See: “U.N. Chief Urges Full Chemical Disarmament by 2018,” which notes: “The United States presently intends to wrap up destruction of its chemical arms by 2023.”
Jacqueline Cabasso is executive director of the Western States Legal Foundation, which focuses on weapons of mass destruction. They just released the briefing paper “The Rush to Bomb Syria: Undermining International Law and Risking Wider War,” which states:
It is hard to see how breaking solemn undertakings to most of the countries in the world by neglecting treaties and principles of international law that the United States has agreed to will either bolster U.S. ‘credibility’ or enhance respect for international law. …
International law provides no exception for the ad hoc use of force by states in cases involving the actual or possible use of prohibited weapons, such as chemical weapons, by states with which they are not at war. Standing alone, the allegations of chemical weapons use by the Syrian government do not provide a legal basis for military action by any non-party to the conflict.
Unilateral punitive strikes justified as a defense of the global norm against chemical weapons are unlikely to actually protect Syrians or others against use of chemical weapons and other attacks, may do little to reinforce the norm or even undermine it, and could lead to a significant increase in the level of violence throughout the region.
There are viable international ways and means to respond to the apparent use of chemical weapons in Syria that should be vigorously pursued before the use of force is considered.
Stephen Zunes is professor of politics and chair of Middle Eastern Studies at the University of San Francisco and said today:
Syria, when it had a non-permanent seat in the United Nations Security Council in 2007, introduced a draft resolution to create a weapons of mass destruction zone for the entire Middle East, but the United States blocked it.
Zunes notes that this would have included addressing Egypt’s chemical weapons and Israel’s nuclear, biological and chemical weapons.

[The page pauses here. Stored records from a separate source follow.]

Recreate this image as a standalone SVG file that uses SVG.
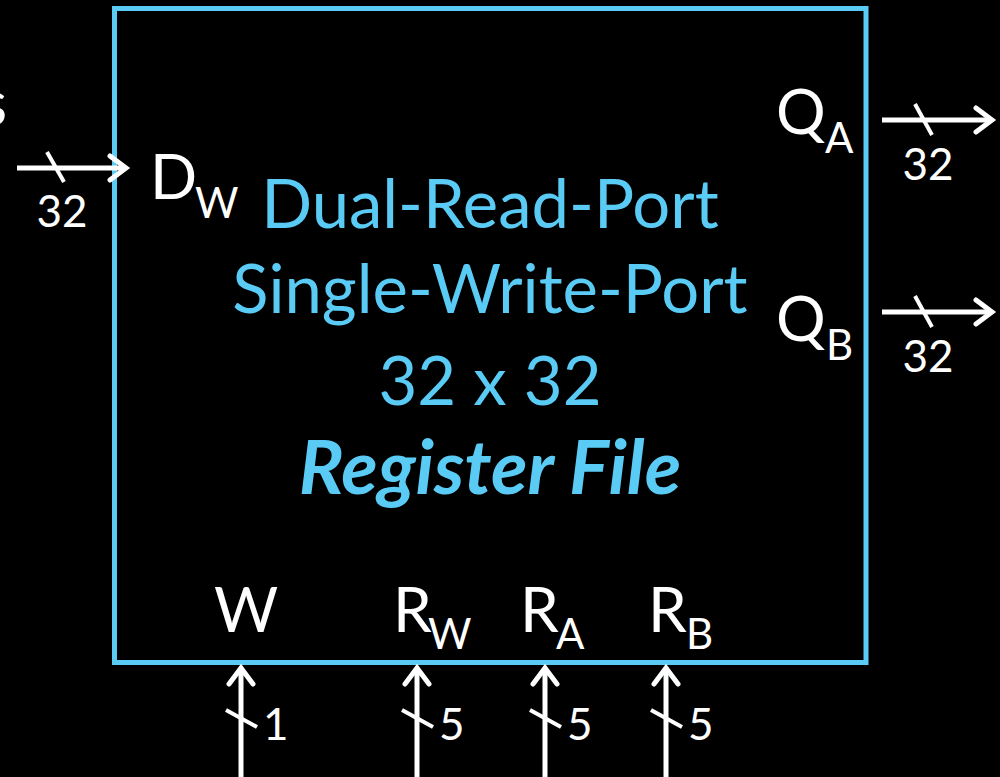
<svg xmlns="http://www.w3.org/2000/svg" width="1000" height="777" viewBox="0 0 1000 777">
<style>
.bg{fill:#000}
.box{fill:none;stroke:#5ACBF5;stroke-width:5}
.main{font-family:Lato,"Open Sans",sans-serif;font-size:67px;fill:#5ACBF5;text-anchor:middle}
.title{font-size:75px;font-weight:bold;font-style:italic}
.lbl{font-family:Lato,"Open Sans",sans-serif;font-size:62px;fill:#fff}
.sub{font-family:Lato,"Open Sans",sans-serif;font-size:42px;fill:#fff}
.num{font-family:Lato,"Open Sans",sans-serif;font-size:44px;fill:#fff}
.wire{stroke:#fff;stroke-width:5;fill:none;stroke-linecap:butt}
.head{stroke:#fff;stroke-width:5;fill:none;stroke-linecap:round;stroke-linejoin:miter}
.slash{stroke:#fff;stroke-width:4;fill:none}
</style>
<rect class="bg" x="0" y="0" width="1000" height="777"/>
<g id="regfile">
<rect class="box" x="114.5" y="8.5" width="751.5" height="654"/>
<text class="main" x="490" y="228">Dual-Read-Port</text>
<text class="main" x="490" y="313">Single-Write-Port</text>
<text class="main" x="490" y="405">32 x 32</text>
<text class="main title" x="490" y="494">Register File</text>
</g>
<g id="port-labels">
<text class="lbl" x="150" y="199">D</text><text class="sub" x="195" y="218">W</text>
<text class="lbl" x="776" y="134">Q</text><text class="sub" x="825" y="153">A</text>
<text class="lbl" x="776" y="341">Q</text><text class="sub" x="826" y="360">B</text>
<text class="lbl" x="246" y="632" text-anchor="middle">W</text>
<text class="lbl" x="393" y="632">R</text><text class="sub" x="428" y="649">W</text>
<text class="lbl" x="520" y="632">R</text><text class="sub" x="556" y="649">A</text>
<text class="lbl" x="648" y="632">R</text><text class="sub" x="686" y="649">B</text>
<text class="lbl" x="7" y="125" text-anchor="end">s</text>
</g>
<g id="connectors">
<line class="wire" x1="17" y1="168" x2="125" y2="168"/>
<polyline class="head" points="110,156 126,168 110,180"/>
<line class="slash" x1="47" y1="152" x2="64" y2="182"/>
<text class="num" x="62" y="227" text-anchor="middle">32</text>

<line class="wire" x1="882" y1="120" x2="991" y2="120"/>
<polyline class="head" points="976,108 992,120 976,132"/>
<line class="slash" x1="915" y1="104" x2="932" y2="135"/>
<text class="num" x="928" y="180" text-anchor="middle">32</text>

<line class="wire" x1="882" y1="312" x2="991" y2="312"/>
<polyline class="head" points="976,300 992,312 976,324"/>
<line class="slash" x1="915" y1="296" x2="932" y2="327"/>
<text class="num" x="928" y="372" text-anchor="middle">32</text>

<line class="wire" x1="241" y1="777" x2="241" y2="670"/>
<polyline class="head" points="229,684 241,668 253,684"/>
<line class="slash" x1="226" y1="710" x2="257" y2="727"/>
<text class="num" x="263" y="740">1</text>

<line class="wire" x1="417" y1="777" x2="417" y2="670"/>
<polyline class="head" points="405,684 417,668 429,684"/>
<line class="slash" x1="402" y1="710" x2="433" y2="727"/>
<text class="num" x="439" y="740">5</text>

<line class="wire" x1="545" y1="777" x2="545" y2="670"/>
<polyline class="head" points="533,684 545,668 557,684"/>
<line class="slash" x1="530" y1="710" x2="561" y2="727"/>
<text class="num" x="567" y="740">5</text>

<line class="wire" x1="666" y1="777" x2="666" y2="670"/>
<polyline class="head" points="654,684 666,668 678,684"/>
<line class="slash" x1="651" y1="710" x2="682" y2="727"/>
<text class="num" x="688" y="740">5</text>
</g>
</svg>
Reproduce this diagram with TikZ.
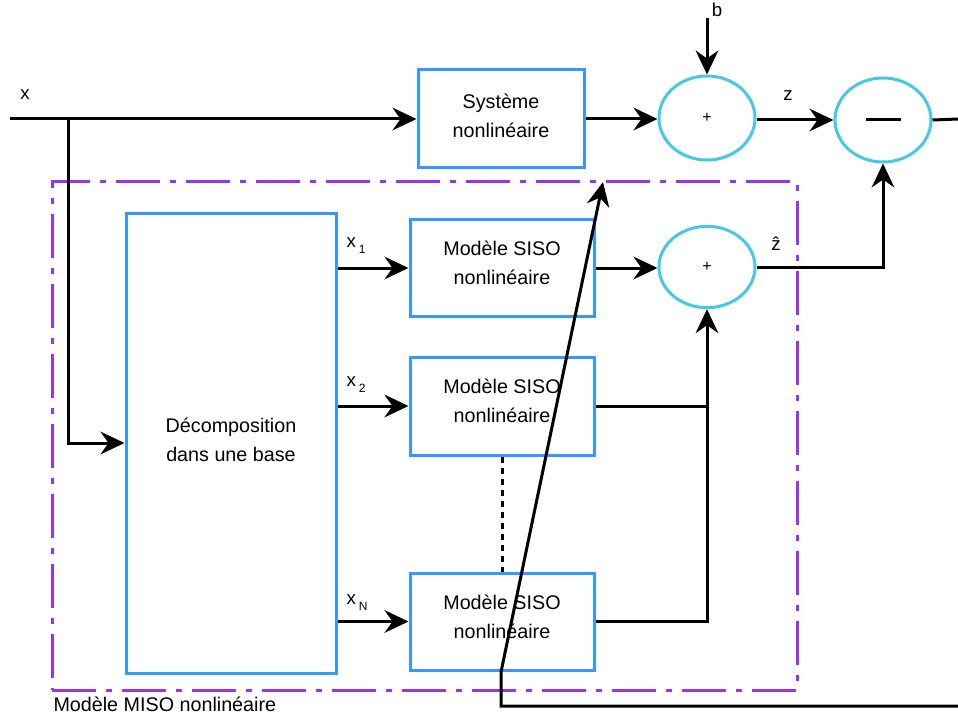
\documentclass[tikz,border=0pt]{standalone}
\usepackage{fontspec}
\setmainfont{Liberation Sans}
\usetikzlibrary{arrows.meta,shapes.geometric,calc}
\definecolor{boxblue}{RGB}{51,153,255}
\definecolor{ringcyan}{RGB}{70,200,232}
\definecolor{misopurple}{RGB}{153,51,238}
\begin{document}
\begin{tikzpicture}[x=0.75pt,y=-0.75pt,
  line width=2.25pt,
  txt/.style={font=\fontsize{14.8}{21.5}\selectfont,align=center},
  lab/.style={font=\fontsize{14}{16}\selectfont,inner sep=0pt},
  blk/.style={draw=boxblue,txt,inner sep=0pt},
  ring/.style={ellipse,draw=ringcyan,inner sep=0pt,minimum width=72pt,minimum height=63pt,font=\fontsize{12}{12}\selectfont},
  arr/.style={-{Stealth[length=18pt,width=17pt,inset=6pt]}},
  mdash/.style={draw=misopurple,dash pattern=on 33pt off 7.5pt on 4.5pt off 7.5pt}
]
\useasboundingbox (0,0) rectangle (958,717);
% frame
\node[mdash,minimum width=558.75pt,minimum height=381pt,inner sep=0pt] (miso) at (424.5,436) {};
\node[font=\fontsize{14.8}{16}\selectfont,inner sep=0pt,anchor=west] (misolab) at (52,704) {Modèle MISO nonlinéaire};
% blocks
\node[blk,minimum width=124.5pt,minimum height=73.5pt] (sys) at (501,119) {};
\node[txt] (systxt) at (501,116) {Système\\nonlinéaire};
\node[blk,minimum width=157.5pt,minimum height=345pt] (dec) at (231,443) {};
\node[txt] (dectxt) at (231,440) {Décomposition\\dans une base};
\node[blk,minimum width=138pt,minimum height=72.75pt] (s1) at (502,268) {};
\node[txt] (s1txt) at (502,263) {Modèle SISO\\nonlinéaire};
\node[blk,minimum width=138pt,minimum height=73.5pt] (s2) at (502,406) {};
\node[txt] (s2txt) at (502,401) {Modèle SISO\\nonlinéaire};
\node[blk,minimum width=138pt,minimum height=72.75pt] (s3) at (502,621.5) {};
\node[txt] (s3txt) at (502,617) {Modèle SISO\\nonlinéaire};
% rings
\node[ring] (c1) at (707,118) {+};
\node[ring,minimum height=61pt] (c3) at (707,267) {+};
\node[ring] (c2) at (883,120) {\rule{26.25pt}{2.25pt}};
% labels
\node[lab] (lx) at (25,95) {x};
\node[lab] (lb) at (717,10) {b};
\node[lab] (lz) at (788,96) {z};
\node[lab] (lzh) at (776,244) {\^{z}};
\node[lab,anchor=west] (lx1) at (345,246) {x\,\raisebox{-0.6ex}{\fontsize{9}{10}\selectfont 1}};
\node[lab,anchor=west] (lx2) at (345,385) {x\,\raisebox{-0.6ex}{\fontsize{9}{10}\selectfont 2}};
\node[lab,anchor=west] (lxn) at (345,603) {x\,\raisebox{-0.6ex}{\fontsize{9}{10}\selectfont N}};
% coordinates
\coordinate (xin) at (10,119);
\coordinate (br) at (68,119);
\coordinate (bt) at (707,18);
\coordinate (out) at (958,119);
\coordinate (e1) at (958,706);
\coordinate (e2) at (501,706);
\coordinate (e3) at (501,672);
\coordinate (e4) at (603,182);
% connectors
\draw[arr] (xin) -- (sys.west);
\draw[arr] (br) |- (dec.west);
\draw[arr] (sys.east) -- (sys.east -| c1.west);
\draw[arr] (bt) -- (c1.north);
\draw[arr] (c1.east |- c2) -- (c2.west);
\draw (c2.east) -- (out);
\draw[arr] (dec.east |- s1) -- (s1.west);
\draw[arr] (dec.east |- s2) -- (s2.west);
\draw[arr] (dec.east |- s3) -- (s3.west);
\draw[arr] (s1.east) -- (s1.east -| c3.west);
\draw (s2.east) -- (s2.east -| c3.south);
\draw[arr] (s3.east) -| (c3.south);
\draw[dash pattern=on 4.5pt off 3.75pt] (s2.south) -- (s3.north);
\draw[arr] (c3.east) -| (c2.south);
\draw[arr] (e1) -- (e2) -- (e3) -- (e4);
\end{tikzpicture}
\end{document}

He recently wrote the piece “The U.S. and Chemical Weapons: No Leg to Stand On,” which states:
The first country to allegedly use chemical weapons in the Middle East was Great Britain in 1920, as part of its efforts to put down a rebellion by Iraqi tribesmen when British forces seized the country following the collapse of the Ottoman Empire. According to Winston Churchill, who then held the position of Britain’s Secretary of State for War and Air, ‘I do not understand this squeamishness about the use of gas. I am strongly in favour of using poisonous gas against uncivilised tribes.’